## Start Given information
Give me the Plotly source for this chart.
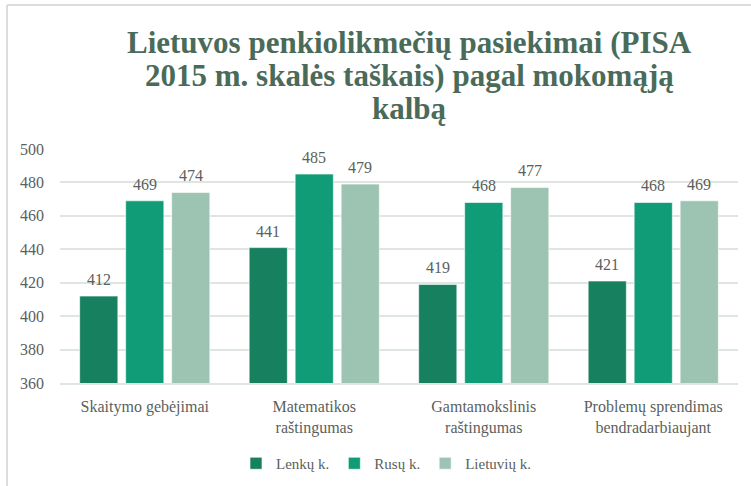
import plotly.graph_objects as go

title_lines = ["Lietuvos penkiolikmečių pasiekimai (PISA", "2015 m. skalės taškais) pagal mokomąją", "kalbą"]
categories = ["Skaitymo gebėjimai", "Matematikos<br>raštingumas", "Gamtamokslinis<br>raštingumas", "Problemų sprendimas<br>bendradarbiaujant"]
series_names = ["Lenkų k.", "Rusų k.", "Lietuvių k."]
lenku = [412, 441, 419, 421]
rusu = [469, 485, 468, 468]
lietuviu = [474, 479, 477, 469]
y_ticks = [360, 380, 400, 420, 440, 460, 480, 500]

colors = ["#16805f", "#0f9c76", "#9dc3b3"]
serif = "Liberation Serif, Times New Roman, serif"
txt = "#5b5f5d"
BARGAP = 0.186

fig = go.Figure()
all_series = [lenku, rusu, lietuviu]
for name, vals, col in zip(series_names, all_series, colors):
    fig.add_trace(go.Bar(
        x=list(range(len(categories))), y=vals, name=name,
        marker=dict(color=col, line=dict(color="rgba(255,255,255,0.6)", width=1)),
        hoverinfo="skip",
    ))

# value labels placed above each bar through the axis scales
slot = (1 - BARGAP) / len(all_series)
for j, vals in enumerate(all_series):
    for i, v in enumerate(vals):
        fig.add_annotation(x=i + (j - 1) * slot, y=v, xref="x", yref="y", text=str(v),
                           showarrow=False, yanchor="bottom", xanchor="center", yshift=6,
                           font=dict(family=serif, size=16, color=txt))

W, H = 751, 486
fig.update_layout(
    width=W, height=H,
    margin=dict(l=60, r=13, t=149, b=103, autoexpand=False),
    paper_bgcolor="white", plot_bgcolor="white",
    barmode="group", bargap=BARGAP, bargroupgap=0.17,
    font=dict(family=serif, color=txt),
    yaxis=dict(range=[360, 500], tickvals=y_ticks, showgrid=True, gridcolor="#dfe6e2", gridwidth=1.5,
               zeroline=False, showline=False, tickfont=dict(family=serif, size=16, color=txt),
               ticks="", ticklabelstandoff=15),
    xaxis=dict(showline=True, linecolor="#dfe6e2", linewidth=1.5, ticks="",
               tickvals=list(range(len(categories))), ticktext=categories,
               range=[-0.5, len(categories) - 0.5],
               tickfont=dict(family=serif, size=16, color=txt), ticklabelstandoff=8),
    legend=dict(orientation="h", x=386/W, xanchor="center", xref="container",
                y=1-447/H, yanchor="top", yref="container",
                font=dict(family=serif, size=15, color=txt), itemwidth=30, traceorder="normal"),
    showlegend=True,
)
for i, line in enumerate(title_lines):
    fig.add_annotation(text="<b>" + line + "</b>", xref="paper", yref="paper",
                       x=(409 - 60) / 678, y=(383 - (42 + 33.5 * i)) / 234,
                       xanchor="center", yanchor="middle", showarrow=False,
                       font=dict(family=serif, size=31, color="#4a6b5a"))
fig.add_shape(type="line", xref="paper", yref="paper", x0=(7-60)/678, x1=(7-60)/678, y0=(383-490)/234, y1=(383-5)/234,
              line=dict(color="#d9dedb", width=2))
fig.add_shape(type="line", xref="paper", yref="paper", x0=(7-60)/678, x1=(760-60)/678, y0=(383-5)/234, y1=(383-5)/234,
              line=dict(color="#d9dedb", width=2))
fig.write_html("out.html", config={"displayModeBar": False},
               post_script="document.body.style.margin='0';document.body.style.overflow='hidden';")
## End Given information
### Aim of the task
Restate, line by line and word for word, everything from the top of the material through the line that contains "import plotly.graph_objects as go". Leave pictures out.

### Response to the task
Give me the Plotly source for this chart.
import plotly.graph_objects as go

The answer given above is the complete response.